Submitted via IRC for AndyTheAbsurd
UPDATE, March 23, 2018: President Donald Trump signed the $1.3 trillion government spending bill—which includes the CLOUD Act—into law Friday morning.
"People deserve the right to a better process." Those are the words of Jim McGovern, representative for Massachusetts and member of the House of Representatives Committee on Rules, when, after 8:00 PM EST on Wednesday, he and his colleagues were handed a 2,232-page bill to review and approve for a floor vote by the next morning.
In the final pages of the bill—meant only to appropriate future government spending—lawmakers snuck in a separate piece of legislation that made no mention of funds, salaries, or budget cuts.
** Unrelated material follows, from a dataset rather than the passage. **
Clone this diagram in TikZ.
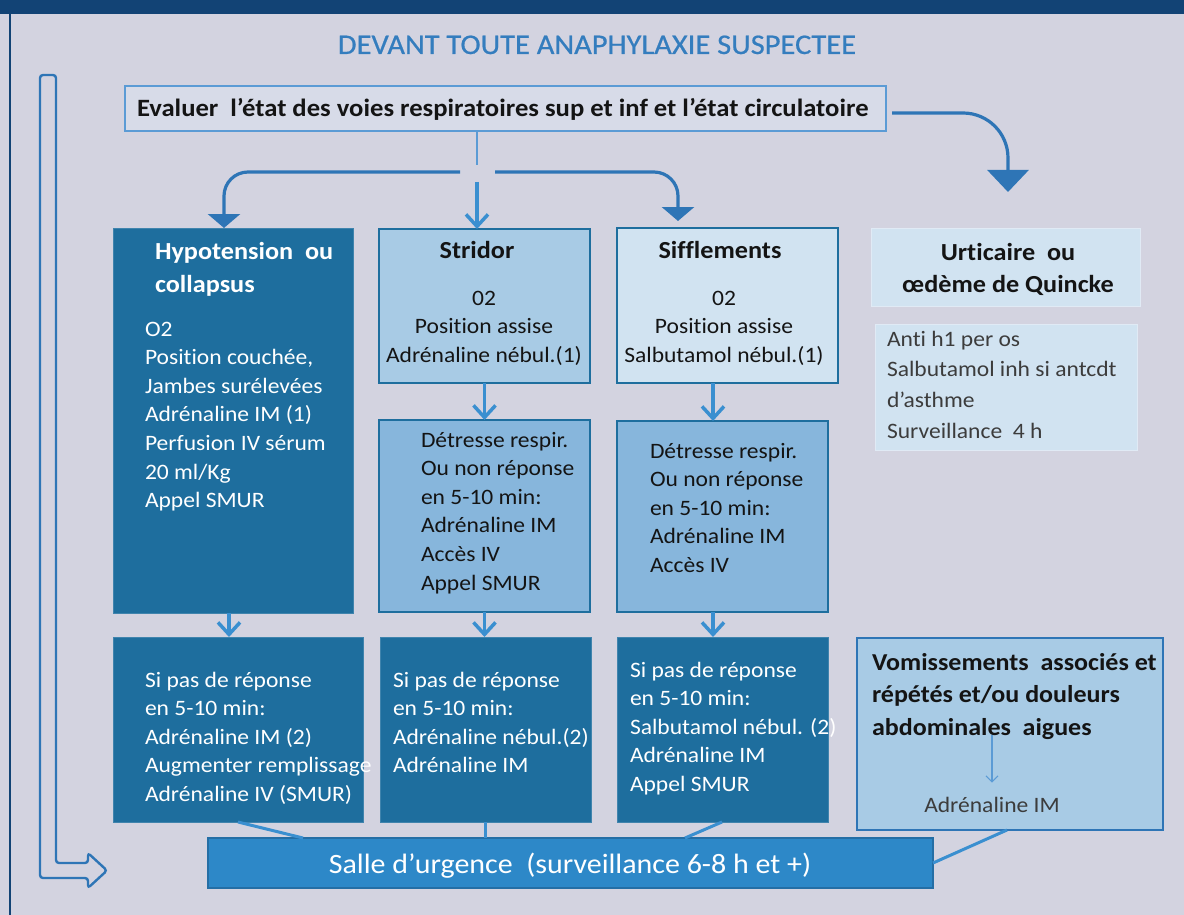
\documentclass[tikz,border=0pt]{standalone}
\usepackage{fontspec}
\setmainfont{Carlito}[FakeStretch=1.07, Ligatures=NoCommon]
\newfontfamily\headingfont{Carlito}[FakeStretch=1.07, FakeBold=0.6, Ligatures=NoCommon]
\usetikzlibrary{arrows.meta}

\definecolor{bg}{RGB}{211,211,224}
\definecolor{navy}{RGB}{18,67,117}
\definecolor{deep}{RGB}{30,110,158}
\definecolor{mid}{RGB}{46,117,182}
\definecolor{bright}{RGB}{58,143,208}
\definecolor{sallefill}{RGB}{45,136,200}
\definecolor{salleedge}{RGB}{36,110,165}
\definecolor{pale}{RGB}{209,227,241}
\definecolor{paleedge}{RGB}{224,234,245}
\definecolor{lightfill}{RGB}{168,203,229}
\definecolor{mediumfill}{RGB}{135,182,220}
\definecolor{sky}{RGB}{91,155,213}
\definecolor{evalfill}{RGB}{215,219,232}
\definecolor{ink}{RGB}{20,20,20}
\definecolor{graytext}{RGB}{60,60,60}
\definecolor{titleblue}{RGB}{52,125,190}

\tikzset{
  panel/.style={rectangle, anchor=north west, inner sep=0pt, outer sep=0pt},
  darkbox/.style={panel, fill=deep, draw=deep!85!white, line width=0.8pt},
  framed/.style={panel, draw=deep, line width=2.6pt},
  softbox/.style={panel, fill=pale, draw=paleedge, line width=1pt},
  txt/.style={inner sep=0pt, outer sep=0pt, align=left},
  body/.style={txt, font=\fontsize{22}{28.6}\selectfont},
  head/.style={txt, font=\bfseries\fontsize{24.5}{33}\selectfont},
  varrow/.style={draw=bright, line width=3.5pt, -{Straight Barb[length=12pt,width=22pt]}},
  tri/.style={draw=mid, line width=3.2pt, -{Triangle[length=14pt,width=32pt]}},
  bigtri/.style={draw=mid, line width=3.2pt, -{Triangle[length=22pt,width=41pt]}},
  link/.style={draw=bright, line width=3pt},
}

\begin{document}
\begin{tikzpicture}[x=1pt,y=-1pt]
\useasboundingbox (0,0) rectangle (1184,915);
\fill[bg] (0,0) rectangle (1184,915);
\fill[navy] (0,0) rectangle (1184,14);
\draw[navy, line width=2pt] (10,14) -- (10,915);

% heading
\node[txt, font=\headingfont\fontsize{28.5}{30}\selectfont, text=titleblue, anchor=base] (title) at (597,54) {DEVANT TOUTE ANAPHYLAXIE SUSPECTEE};

% assessment box
\node[panel, fill=evalfill, draw=sky, line width=1.3pt, minimum width=761, minimum height=45] (eval) at (125,86) {};
\node[txt, font=\bfseries\fontsize{24.9}{26}\selectfont, text=ink, anchor=base west] (evalTxt) at (137,116.5) {Evaluer\ \ l’état des voies respiratoires sup et inf et l’état circulatoire};

% hollow return arrow on the left
\draw[mid, line width=2.4pt, fill=bg, rounded corners=3pt]
  (40,75) -- (56,75) -- (56,863) -- (88,863) -- (88,853) -- (107,870.5) -- (88,888) -- (88,878) -- (40,878) -- cycle;

% first row
\node[darkbox, minimum width=240, minimum height=385] (hyp) at (113,228) {};
\node[framed, fill=lightfill, minimum width=211, minimum height=154] (strid) at (379,229) {};
\node[framed, fill=pale, minimum width=221, minimum height=155] (sif) at (617,228) {};
\node[softbox, minimum width=269, minimum height=78] (urt) at (871,228) {};
\node[softbox, minimum width=262, minimum height=126] (anti) at (875,324) {};

% second row
\node[framed, fill=mediumfill, minimum width=211, minimum height=192] (stridDet) at (379,420) {};
\node[framed, fill=mediumfill, minimum width=211, minimum height=191] (sifDet) at (617,421) {};

% third row
\node[darkbox, minimum width=250, minimum height=185] (hypBot) at (113,637) {};
\node[darkbox, minimum width=211, minimum height=185] (stridBot) at (380,637) {};
\node[darkbox, minimum width=211, minimum height=185] (sifBot) at (617,637) {};
\node[panel, fill=lightfill, draw=mid, line width=2.6pt, minimum width=306, minimum height=192] (vom) at (857,638) {};

% final destination
\node[panel, fill=sallefill, draw=salleedge, line width=2pt, minimum width=725, minimum height=50] (salle) at (208,838) {};
\node[txt, font=\fontsize{28}{30}\selectfont, text=white, anchor=base] (salleTxt) at (570,873) {Salle d’urgence\ \ (surveillance 6-8 h et +)};

% box texts (anchored on the baseline of their last line)
\node[head, text=white, anchor=base west] (hypHead) at (155,292) {Hypotension\ \ ou\\collapsus};
\node[body, text=white, anchor=base west] (hypBody) at (145,507.6) {O2\\Position couchée,\\Jambes surélevées\\Adrénaline IM (1)\\Perfusion IV sérum\\20 ml/Kg\\Appel SMUR};

\node[head, text=ink, anchor=base] (stridHead) at (477,258) {Stridor};
\node[body, text=ink, align=center, anchor=base] (stridBody) at (484,362.2) {02\\Position assise\\Adrénaline nébul.(1)};

\node[head, text=ink, anchor=base] (sifHead) at (720,258) {Sifflements};
\node[body, text=ink, align=center, anchor=base] (sifBody) at (724,362.2) {02\\Position assise\\Salbutamol nébul.(1)};

\node[txt, font=\bfseries\fontsize{24.5}{32}\selectfont, text=ink, align=center, anchor=base] (urtTxt) at (1008,292.5) {Urticaire\ \ ou\\œdème de Quincke};
\node[txt, font=\fontsize{22}{30.7}\selectfont, text=graytext, anchor=base west] (antiTxt) at (887,438.1) {Anti h1 per os\\Salbutamol inh si antcdt\\d’asthme\\Surveillance\ \ 4 h};

\node[body, text=ink, anchor=base west] (stridDetTxt) at (421,590) {Détresse respir.\\Ou non réponse\\en 5-10 min:\\Adrénaline IM\\Accès IV\\Appel SMUR};
\node[body, text=ink, anchor=base west] (sifDetTxt) at (650,572.4) {Détresse respir.\\Ou non réponse\\en 5-10 min:\\Adrénaline IM\\Accès IV};

\node[body, text=white, anchor=base west] (hypBotTxt) at (145,801.4) {Si pas de réponse\\en 5-10 min:\\Adrénaline IM (2)\\Augmenter remplissage\\Adrénaline IV (SMUR)};
\node[body, text=white, anchor=base west] (stridBotTxt) at (393,772.8) {Si pas de réponse\\en 5-10 min:\\Adrénaline nébul.(2)\\Adrénaline IM};
\node[body, text=white, anchor=base west] (sifBotTxt) at (630,791.4) {Si pas de réponse\\en 5-10 min:\\Salbutamol nébul. (2)\\Adrénaline IM\\Appel SMUR};

\node[txt, font=\bfseries\fontsize{24.3}{32.5}\selectfont, text=ink, anchor=base west] (vomTxt) at (872,735) {Vomissements\ \ associés et\\répétés et/ou douleurs\\abdominales\ \ aigues};
\node[body, text=graytext, anchor=base] (vomAd) at (992,812) {Adrénaline IM};

% branching from the assessment
\coordinate (fork) at (477,165);
\coordinate (forkL) at (460,172);
\coordinate (forkR) at (495,172);
\coordinate (forkM) at (477,182);
\coordinate (hypIn) at (224,228);
\coordinate (sifIn) at (678,221);
\coordinate (urtOut) at (892,113);
\coordinate (urtIn) at (1008,192);
\draw[sky, line width=1.5pt] (eval.south -| fork) -- (fork);
\draw[tri, rounded corners=24pt] (forkL) -| (hypIn);
\draw[tri, rounded corners=24pt] (forkR) -| (sifIn);
\draw[varrow] (forkM) -- (strid.north -| forkM);
\draw[bigtri, rounded corners=45pt] (urtOut) -| (urtIn);

% vertical steps
\coordinate (colH) at (229,0);
\coordinate (colS) at (713,0);
\draw[varrow] (strid.south) -- (stridDet.north -| strid.south);
\draw[varrow] (sif.south -| colS) -- (sifDet.north -| colS);
\draw[varrow] (hyp.south -| colH) -- (hypBot.north -| colH);
\draw[varrow] (stridDet.south) -- (stridBot.north -| stridDet.south);
\draw[varrow] (sifDet.south -| colS) -- (sifBot.north -| colS);

% arrow inside the digestive box
\coordinate (vomFork) at (992,735);
\draw[sky, line width=1.2pt, -{Straight Barb[length=6pt,width=12pt]}] (vomFork) -- ([yshift=14pt]vomAd.north);

% links to the emergency room
\coordinate (l1a) at (238,0);
\coordinate (l1b) at (303,0);
\coordinate (l3a) at (722,0);
\coordinate (l3b) at (685,0);
\coordinate (l4a) at (1007,0);
\draw[link] (hypBot.south -| l1a) -- (salle.north -| l1b);
\draw[link] (stridBot.south) -- (salle.north -| stridBot.south);
\draw[link] (sifBot.south -| l3a) -- (salle.north -| l3b);
\draw[link] (vom.south -| l4a) -- (salle.east);
\end{tikzpicture}
\end{document}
Instead, this final, tacked-on piece of legislation will erode privacy protections around the globe.
[...] As we wrote before, the CLOUD Act is a far-reaching, privacy-upending piece of legislation that will:
- Enable foreign police to collect and wiretap people's communications from U.S. companies, without obtaining a U.S. warrant.
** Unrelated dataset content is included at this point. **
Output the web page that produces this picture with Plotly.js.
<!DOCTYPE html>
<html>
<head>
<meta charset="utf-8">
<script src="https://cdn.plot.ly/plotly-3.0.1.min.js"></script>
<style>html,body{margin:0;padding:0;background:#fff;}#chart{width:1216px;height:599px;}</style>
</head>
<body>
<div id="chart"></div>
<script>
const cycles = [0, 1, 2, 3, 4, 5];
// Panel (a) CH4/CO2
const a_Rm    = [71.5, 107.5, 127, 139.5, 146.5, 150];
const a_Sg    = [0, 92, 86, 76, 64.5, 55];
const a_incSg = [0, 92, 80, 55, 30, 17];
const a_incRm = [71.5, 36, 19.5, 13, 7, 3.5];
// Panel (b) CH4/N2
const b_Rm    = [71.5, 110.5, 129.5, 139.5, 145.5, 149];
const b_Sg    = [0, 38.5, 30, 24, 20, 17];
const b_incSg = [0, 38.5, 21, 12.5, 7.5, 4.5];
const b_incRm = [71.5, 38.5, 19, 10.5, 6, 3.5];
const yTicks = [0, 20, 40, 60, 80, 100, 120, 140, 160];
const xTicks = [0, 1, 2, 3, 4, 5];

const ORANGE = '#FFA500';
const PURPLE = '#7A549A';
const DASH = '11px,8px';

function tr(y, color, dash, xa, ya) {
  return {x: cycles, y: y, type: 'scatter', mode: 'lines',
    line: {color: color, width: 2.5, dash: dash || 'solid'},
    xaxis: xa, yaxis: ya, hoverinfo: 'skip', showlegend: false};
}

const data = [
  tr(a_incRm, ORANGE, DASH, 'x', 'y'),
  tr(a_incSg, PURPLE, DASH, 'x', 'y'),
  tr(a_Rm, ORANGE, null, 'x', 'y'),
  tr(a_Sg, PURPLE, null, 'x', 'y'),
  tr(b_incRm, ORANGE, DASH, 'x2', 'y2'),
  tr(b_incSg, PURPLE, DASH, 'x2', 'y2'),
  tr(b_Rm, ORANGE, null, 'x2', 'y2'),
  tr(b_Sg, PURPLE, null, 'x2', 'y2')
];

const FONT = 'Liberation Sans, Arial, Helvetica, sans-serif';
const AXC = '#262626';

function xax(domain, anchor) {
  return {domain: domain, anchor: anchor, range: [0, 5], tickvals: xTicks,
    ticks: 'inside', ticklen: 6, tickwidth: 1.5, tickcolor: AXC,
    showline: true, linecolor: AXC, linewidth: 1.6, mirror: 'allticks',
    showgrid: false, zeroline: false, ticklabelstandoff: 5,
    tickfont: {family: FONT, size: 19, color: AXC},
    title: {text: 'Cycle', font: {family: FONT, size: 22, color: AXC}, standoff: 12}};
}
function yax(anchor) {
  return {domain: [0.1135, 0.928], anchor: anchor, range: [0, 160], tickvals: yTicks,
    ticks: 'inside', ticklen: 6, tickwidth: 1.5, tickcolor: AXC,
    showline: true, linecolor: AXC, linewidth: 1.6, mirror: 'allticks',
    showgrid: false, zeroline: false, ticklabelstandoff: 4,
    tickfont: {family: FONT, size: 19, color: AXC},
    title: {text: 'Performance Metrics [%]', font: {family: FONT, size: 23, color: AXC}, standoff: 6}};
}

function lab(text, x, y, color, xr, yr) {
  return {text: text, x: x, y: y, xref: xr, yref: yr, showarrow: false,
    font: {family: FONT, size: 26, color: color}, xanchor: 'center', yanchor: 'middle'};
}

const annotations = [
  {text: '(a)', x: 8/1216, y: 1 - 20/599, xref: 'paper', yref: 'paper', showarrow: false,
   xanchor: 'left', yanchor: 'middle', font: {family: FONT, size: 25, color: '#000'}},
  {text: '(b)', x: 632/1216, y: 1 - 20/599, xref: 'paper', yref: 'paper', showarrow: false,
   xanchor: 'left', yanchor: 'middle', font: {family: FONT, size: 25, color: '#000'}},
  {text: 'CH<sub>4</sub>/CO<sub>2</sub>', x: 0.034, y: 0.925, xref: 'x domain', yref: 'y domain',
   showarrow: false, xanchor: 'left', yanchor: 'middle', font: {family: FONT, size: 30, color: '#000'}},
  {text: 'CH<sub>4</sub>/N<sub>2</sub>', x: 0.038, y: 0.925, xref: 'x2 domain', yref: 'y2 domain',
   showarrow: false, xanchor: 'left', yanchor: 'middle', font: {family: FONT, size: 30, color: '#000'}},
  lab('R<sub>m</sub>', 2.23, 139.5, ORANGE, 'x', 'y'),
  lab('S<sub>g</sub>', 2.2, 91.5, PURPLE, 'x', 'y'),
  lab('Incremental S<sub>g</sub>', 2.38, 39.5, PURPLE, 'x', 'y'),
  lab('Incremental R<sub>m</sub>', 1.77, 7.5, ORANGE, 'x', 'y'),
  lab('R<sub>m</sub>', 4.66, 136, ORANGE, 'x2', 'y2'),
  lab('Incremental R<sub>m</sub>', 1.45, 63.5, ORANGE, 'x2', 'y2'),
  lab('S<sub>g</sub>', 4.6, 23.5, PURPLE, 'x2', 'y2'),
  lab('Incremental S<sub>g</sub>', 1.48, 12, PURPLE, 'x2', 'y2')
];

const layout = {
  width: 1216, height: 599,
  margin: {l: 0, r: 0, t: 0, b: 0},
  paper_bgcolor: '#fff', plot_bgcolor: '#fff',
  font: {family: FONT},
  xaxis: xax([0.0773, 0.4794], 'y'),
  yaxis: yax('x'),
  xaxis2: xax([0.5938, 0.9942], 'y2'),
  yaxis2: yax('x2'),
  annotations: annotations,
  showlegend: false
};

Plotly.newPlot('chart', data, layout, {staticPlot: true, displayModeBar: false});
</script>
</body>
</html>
- Allow foreign nations to demand personal data stored in the United States, without prior review by a judge.
- Allow the U.S. president to enter "executive agreements" that empower police in foreign nations that have weaker privacy laws than the United States to seize data in the United States while ignoring U.S. privacy laws.
- Allow foreign police to collect someone's data without notifying them about it.
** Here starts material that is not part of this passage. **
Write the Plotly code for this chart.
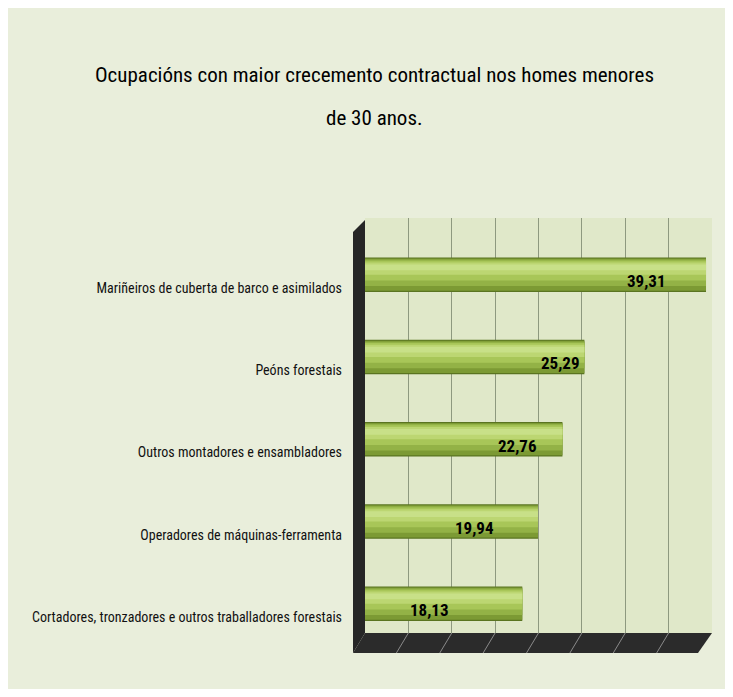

- Empower U.S. police to grab any data, regardless if it's a U.S. person's or not, no matter where it is stored.
Source: https://www.eff.org/deeplinks/2018/03/responsibility-deflected-cloud-act-passes
See also: As the CLOUD Act sneaks into the omnibus, big tech butts heads with privacy advocates
(Score: 2, Insightful) by Anonymous Coward on Tuesday March 27 2018, @04:59PM (1 child)
Right, because Democrats respect privacy. Any NSA spying being done was absolutely carried out solely due to George W. Bush's government, and they just secretly did it without telling Obama. Who of course wanted it all shut down. And he definitely didn't extend the Patriot Act. And I'm sure he would have pardoned Snowden, but, you know, Republicans bullied him?
The only Democrat I've seen showing any respect for privacy has been Hillary. And it was her own, which is why she was using her own private email server. Until this country has a viable Pirate Party option, the only real solution for privacy minded individuals is to create it for ourselves. Use encryption where possible, host things yourself, and mitigate web based tracking with the myriad browser extensions available (ad-blockers, NoScript, HTTP referrer spoofers, cookie management, etc), and perhaps a VPN or two.
Of course, helping create or build any local Pirate Party in your area may not be a bad idea either, but it's probably worth remembering that any efforts in this arena are to protect the privacy of the next generation or two or three. If you want privacy now, you have to take it.
(Score: 0) by Anonymous Coward on Wednesday March 28 2018, @10:08PM
See? You all share the same problem. Where did I mention anything about democrats? You have many choices. You should try using them, or at the very least acknowledge them, before jumping to conclusions and shooting off your mouth. You will get your pirate party option when you have enough signatures on the petition. That is the procedure, so get yer ass in gear!